Wenn ich mit etwas oder mit jemandem zu tun habe - entsteht daraus eine
Verantwortung? Der Satz aus dem Buch von Saint-Exupéry ist mir neulich
wieder begegnet. Ich kenne ihn, und ich erlebe dabei ein süßes Gift.
"Ja, stimmt" ist eine wohlige und süße Reaktion. Verantwortlich für
jemanden sein fühlt sich gut an - für den Verantwortlichen, den Prinzen.
Er kann ein guter Kümmerer sein. Und auch für die
verantwortungsbedachte Rose fühlt es sich gut an, sie kann sich geborgen
fühlen. Beide sind ein gutes Paar, sie passen zueinander: Er sorgt
sich, sie fühlt sich bedacht.
Aber. Für mich hat das ganze Szenario keinen guten Grund. Da schwingt
etwas mit, das für mich einfach nicht geht.

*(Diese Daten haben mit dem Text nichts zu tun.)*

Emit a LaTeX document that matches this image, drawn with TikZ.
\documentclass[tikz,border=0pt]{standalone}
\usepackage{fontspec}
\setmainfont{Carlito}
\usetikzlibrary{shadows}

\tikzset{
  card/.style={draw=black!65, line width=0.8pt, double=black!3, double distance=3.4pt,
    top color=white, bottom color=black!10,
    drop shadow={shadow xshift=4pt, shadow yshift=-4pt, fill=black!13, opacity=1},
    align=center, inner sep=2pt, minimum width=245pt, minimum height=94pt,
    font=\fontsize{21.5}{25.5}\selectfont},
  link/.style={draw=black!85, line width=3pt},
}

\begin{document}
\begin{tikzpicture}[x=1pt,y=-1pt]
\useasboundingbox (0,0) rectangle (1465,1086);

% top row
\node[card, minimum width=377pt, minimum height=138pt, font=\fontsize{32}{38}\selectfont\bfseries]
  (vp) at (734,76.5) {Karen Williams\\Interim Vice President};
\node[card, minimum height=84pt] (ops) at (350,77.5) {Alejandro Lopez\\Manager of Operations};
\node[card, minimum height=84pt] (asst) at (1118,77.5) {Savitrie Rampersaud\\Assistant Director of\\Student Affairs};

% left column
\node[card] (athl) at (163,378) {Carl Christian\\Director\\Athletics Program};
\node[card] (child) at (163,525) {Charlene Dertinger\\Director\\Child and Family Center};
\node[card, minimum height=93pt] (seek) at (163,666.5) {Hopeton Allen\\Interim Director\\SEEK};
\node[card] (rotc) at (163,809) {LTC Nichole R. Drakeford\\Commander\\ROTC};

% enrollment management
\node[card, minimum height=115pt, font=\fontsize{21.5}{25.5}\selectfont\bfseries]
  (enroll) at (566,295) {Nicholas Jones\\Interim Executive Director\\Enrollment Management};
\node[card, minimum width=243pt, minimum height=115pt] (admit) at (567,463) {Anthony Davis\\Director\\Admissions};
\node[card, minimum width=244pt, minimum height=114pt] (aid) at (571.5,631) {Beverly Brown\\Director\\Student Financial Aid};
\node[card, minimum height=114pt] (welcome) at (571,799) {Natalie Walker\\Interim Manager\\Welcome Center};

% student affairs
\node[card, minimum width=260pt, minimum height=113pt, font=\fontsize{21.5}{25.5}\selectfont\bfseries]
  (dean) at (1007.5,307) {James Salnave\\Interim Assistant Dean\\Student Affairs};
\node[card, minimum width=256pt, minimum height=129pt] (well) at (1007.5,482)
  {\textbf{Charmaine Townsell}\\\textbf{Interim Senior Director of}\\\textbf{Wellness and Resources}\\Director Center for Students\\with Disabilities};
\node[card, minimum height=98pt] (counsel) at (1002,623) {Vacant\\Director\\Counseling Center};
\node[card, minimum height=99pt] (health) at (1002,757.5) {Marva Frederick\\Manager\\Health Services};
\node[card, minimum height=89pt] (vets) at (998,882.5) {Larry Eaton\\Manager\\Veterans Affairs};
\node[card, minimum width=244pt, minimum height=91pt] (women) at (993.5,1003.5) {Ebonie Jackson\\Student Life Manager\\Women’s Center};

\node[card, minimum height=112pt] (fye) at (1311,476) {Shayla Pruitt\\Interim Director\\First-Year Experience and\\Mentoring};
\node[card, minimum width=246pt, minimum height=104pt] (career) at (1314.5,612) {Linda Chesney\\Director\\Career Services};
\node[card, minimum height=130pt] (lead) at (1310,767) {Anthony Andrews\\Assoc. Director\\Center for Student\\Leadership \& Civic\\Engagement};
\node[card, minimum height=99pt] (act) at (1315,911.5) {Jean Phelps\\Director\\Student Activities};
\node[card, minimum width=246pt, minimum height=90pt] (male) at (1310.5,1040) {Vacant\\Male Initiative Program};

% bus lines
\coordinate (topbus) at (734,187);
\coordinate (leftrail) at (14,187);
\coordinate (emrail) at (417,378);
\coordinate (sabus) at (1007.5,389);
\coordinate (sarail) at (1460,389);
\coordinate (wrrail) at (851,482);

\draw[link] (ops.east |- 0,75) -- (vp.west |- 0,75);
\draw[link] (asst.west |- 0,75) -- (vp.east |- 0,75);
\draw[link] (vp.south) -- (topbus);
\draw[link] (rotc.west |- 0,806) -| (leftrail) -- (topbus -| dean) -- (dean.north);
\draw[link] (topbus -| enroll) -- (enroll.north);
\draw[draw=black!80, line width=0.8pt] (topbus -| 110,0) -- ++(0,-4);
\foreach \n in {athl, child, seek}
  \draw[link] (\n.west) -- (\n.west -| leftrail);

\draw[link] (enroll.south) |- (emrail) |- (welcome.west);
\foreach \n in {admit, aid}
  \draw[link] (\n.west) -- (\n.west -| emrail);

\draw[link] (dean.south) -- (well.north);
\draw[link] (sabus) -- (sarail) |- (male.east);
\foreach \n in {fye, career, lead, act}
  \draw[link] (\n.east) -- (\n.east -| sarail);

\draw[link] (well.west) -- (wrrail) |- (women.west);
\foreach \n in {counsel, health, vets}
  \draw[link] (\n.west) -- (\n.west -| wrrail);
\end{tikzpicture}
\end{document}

Es ist verdeckt, tritt nicht
deutlich hervor, dieses Ungute. Die Süßigkeit dieses Statements und die
Welt, in die dieser Satz einführt, sind ungut. Wohlig, aber ungut,
süßes Gift eben.
Der Satz hat Lähmendes. Er macht unfrei, enthält Fesseln. Die zu merken
schwer fällt, die abzulegen erst recht schwer fällt. Der Satz kommt mit
einer riesigen selbstgewissen Macht des Richtigen daher, mit einer
Großmoral. Es fallen mir sofort Babys ein - da geht mir bei diesem Satz
das Herz auf: Ja, ich habe es mir vertraut gemacht und bin für das Baby
verantwortlich. Das stimmt doch - wo ist das Aber?

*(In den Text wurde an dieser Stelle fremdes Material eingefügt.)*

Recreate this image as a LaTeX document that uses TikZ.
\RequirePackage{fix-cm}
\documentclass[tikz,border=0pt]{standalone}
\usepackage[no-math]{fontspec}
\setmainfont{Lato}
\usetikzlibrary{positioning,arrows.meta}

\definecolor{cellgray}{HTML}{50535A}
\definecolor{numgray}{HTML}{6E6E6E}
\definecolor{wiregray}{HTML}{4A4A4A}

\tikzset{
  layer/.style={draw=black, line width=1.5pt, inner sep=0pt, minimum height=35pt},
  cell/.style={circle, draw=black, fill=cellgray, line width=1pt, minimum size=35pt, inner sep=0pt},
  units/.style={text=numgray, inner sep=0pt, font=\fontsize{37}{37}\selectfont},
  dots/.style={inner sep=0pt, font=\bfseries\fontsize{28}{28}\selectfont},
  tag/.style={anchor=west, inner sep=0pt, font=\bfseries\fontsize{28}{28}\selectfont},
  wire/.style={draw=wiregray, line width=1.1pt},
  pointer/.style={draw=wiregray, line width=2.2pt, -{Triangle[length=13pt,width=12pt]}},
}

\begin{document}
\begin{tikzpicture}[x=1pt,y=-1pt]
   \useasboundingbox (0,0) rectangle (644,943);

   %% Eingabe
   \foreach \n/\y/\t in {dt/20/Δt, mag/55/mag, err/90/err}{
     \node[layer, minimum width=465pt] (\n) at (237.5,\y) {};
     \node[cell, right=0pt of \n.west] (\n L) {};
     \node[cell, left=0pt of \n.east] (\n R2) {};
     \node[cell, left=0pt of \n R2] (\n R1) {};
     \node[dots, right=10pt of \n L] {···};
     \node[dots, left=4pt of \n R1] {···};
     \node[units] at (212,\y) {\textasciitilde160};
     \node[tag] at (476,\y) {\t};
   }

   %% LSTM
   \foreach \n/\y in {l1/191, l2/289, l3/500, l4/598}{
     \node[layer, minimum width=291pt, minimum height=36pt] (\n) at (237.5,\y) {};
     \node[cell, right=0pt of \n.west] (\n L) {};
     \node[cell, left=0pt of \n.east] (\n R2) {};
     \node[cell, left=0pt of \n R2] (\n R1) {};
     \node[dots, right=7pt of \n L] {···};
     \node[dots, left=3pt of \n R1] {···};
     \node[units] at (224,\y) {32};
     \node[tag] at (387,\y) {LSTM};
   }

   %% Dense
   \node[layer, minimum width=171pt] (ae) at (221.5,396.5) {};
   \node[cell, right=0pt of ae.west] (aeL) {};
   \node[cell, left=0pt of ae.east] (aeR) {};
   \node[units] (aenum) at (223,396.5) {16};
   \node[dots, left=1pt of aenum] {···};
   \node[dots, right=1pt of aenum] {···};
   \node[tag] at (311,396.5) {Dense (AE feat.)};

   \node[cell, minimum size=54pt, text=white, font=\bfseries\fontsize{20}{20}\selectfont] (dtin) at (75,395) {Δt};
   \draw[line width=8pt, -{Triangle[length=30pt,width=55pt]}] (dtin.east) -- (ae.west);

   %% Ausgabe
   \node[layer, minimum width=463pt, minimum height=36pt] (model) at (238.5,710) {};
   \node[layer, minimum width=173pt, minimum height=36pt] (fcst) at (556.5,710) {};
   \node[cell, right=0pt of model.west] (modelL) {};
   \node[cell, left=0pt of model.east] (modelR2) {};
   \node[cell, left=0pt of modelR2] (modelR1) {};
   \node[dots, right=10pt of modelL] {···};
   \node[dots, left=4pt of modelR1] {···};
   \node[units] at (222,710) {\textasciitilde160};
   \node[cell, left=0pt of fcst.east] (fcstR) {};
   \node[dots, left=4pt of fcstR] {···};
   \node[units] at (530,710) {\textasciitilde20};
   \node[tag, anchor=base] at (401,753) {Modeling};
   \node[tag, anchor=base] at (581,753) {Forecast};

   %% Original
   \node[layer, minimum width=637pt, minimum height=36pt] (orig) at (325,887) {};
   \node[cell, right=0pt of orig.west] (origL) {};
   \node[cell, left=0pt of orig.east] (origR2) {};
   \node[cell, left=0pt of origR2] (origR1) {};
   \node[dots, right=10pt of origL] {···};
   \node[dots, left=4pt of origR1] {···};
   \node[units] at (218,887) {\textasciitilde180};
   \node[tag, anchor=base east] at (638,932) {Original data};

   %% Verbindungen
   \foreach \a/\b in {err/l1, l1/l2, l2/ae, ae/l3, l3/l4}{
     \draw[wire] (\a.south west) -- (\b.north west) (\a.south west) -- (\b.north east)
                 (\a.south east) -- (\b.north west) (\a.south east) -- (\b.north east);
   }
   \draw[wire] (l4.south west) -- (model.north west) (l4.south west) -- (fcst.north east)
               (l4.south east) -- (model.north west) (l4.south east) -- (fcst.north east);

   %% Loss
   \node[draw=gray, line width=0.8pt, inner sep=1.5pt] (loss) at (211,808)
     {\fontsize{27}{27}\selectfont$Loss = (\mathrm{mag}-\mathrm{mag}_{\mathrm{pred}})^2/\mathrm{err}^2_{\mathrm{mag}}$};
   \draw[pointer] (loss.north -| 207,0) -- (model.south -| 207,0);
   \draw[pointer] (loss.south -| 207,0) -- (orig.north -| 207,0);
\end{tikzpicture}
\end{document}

Die ganze geistige Welt unserer Kultur und Tradition stehen hinter
diesem Satz. Ja - und genau das ist das Problem. Die Kultur, die diesen
Satz hervorbringt und auf die dieser Satz gebaut ist, ist von einem
Klang der Macht erfüllt. Von jemandem, der bestimmt, wo es lang geht.
Der das nicht nur für sich bestimmt, sondern der das auch für andere
bestimmt. Wie gehabt: Mensch über Natur, Mann über Frau, Weiß über
Schwarz, Erwachsener über Kind. Hier dann: Prinz über Rose,
"Ich bin für Dich verantwortlich" (weil ich Dich mir vertraut gemacht
habe) setzt mich über Dich. Es ist das Stückchen mehr als das "Ich
kümmere mich um Dich, ich sorge für Dich" und noch viel mehr als das
"Ich liebe Dich". Verantwortlichsein gibt mir Legitimation. Neben dem
ganzen Pflichtszenario (Baby füttern, Rose gießen) auch die Bestimmerei:
Dies und das ist gut für Dich, ich entscheide das. Ich folge nicht nur
dem Offensichtlichen (wickeln - sonst Entzündung, gießen - sonst
vertrocknen). Ich bin legitimiert und in der Pflicht des Guten,
durchzuführen, was der Verantwortung entspricht. Der Verantwortung, die
ich erkenne und die mich zu Dies und Das führt.
Aber. Ich - Hubertus - erkenne ja auch zig Dinge, die ich tun will mit
Dir und die ich richtig finde. Nur greifen sie nicht über das hinaus,
was "angemessen" ist. Will sagen: Ich nehme nicht für mich in Anspruch,
die Verantwortung für Dich zu übernehmen. Verantwortung für Dich
übernehmen: Das hat in meinen Ohren einen entmündigenden Klang.
Überhebliches. Macht eben. Aus der patriarchalischen Tradition.
"Du kannst Dich um das kümmern, was sich Dir anvertraut hat" - Wie wäre
es denn damit, Herr Fuchs? Wenn sich unsere Herzen zuneigen: klar tue
ich etwas dafür, dass Du Dich wohl fühlst und bleibst. Aber ob Du Dich
wohlfühlst und bleibst, ist nicht meine Verantwortung, sondern Deine. Würde ich mich verantwortlich fühlen, nähme ich Dir die Verantwortung weg. Es wäre ein Verantwortungsdiebstahl.
Der Fuchs stiftet zu Unterdrückung und Verantwortungsdiebstahl an. Er
torpediert die Souveränität der Rose und die Freiheit des Prinzen.
Gleiche Augenhöhe von Prinz und Rose sind nicht angesagt. Kümmerer oben,
Gekümmerte unten. Das stört mich. Ich weiß, dass das die Tradition
unserer Kultur ist. Aber diese Tradition passt mir nicht.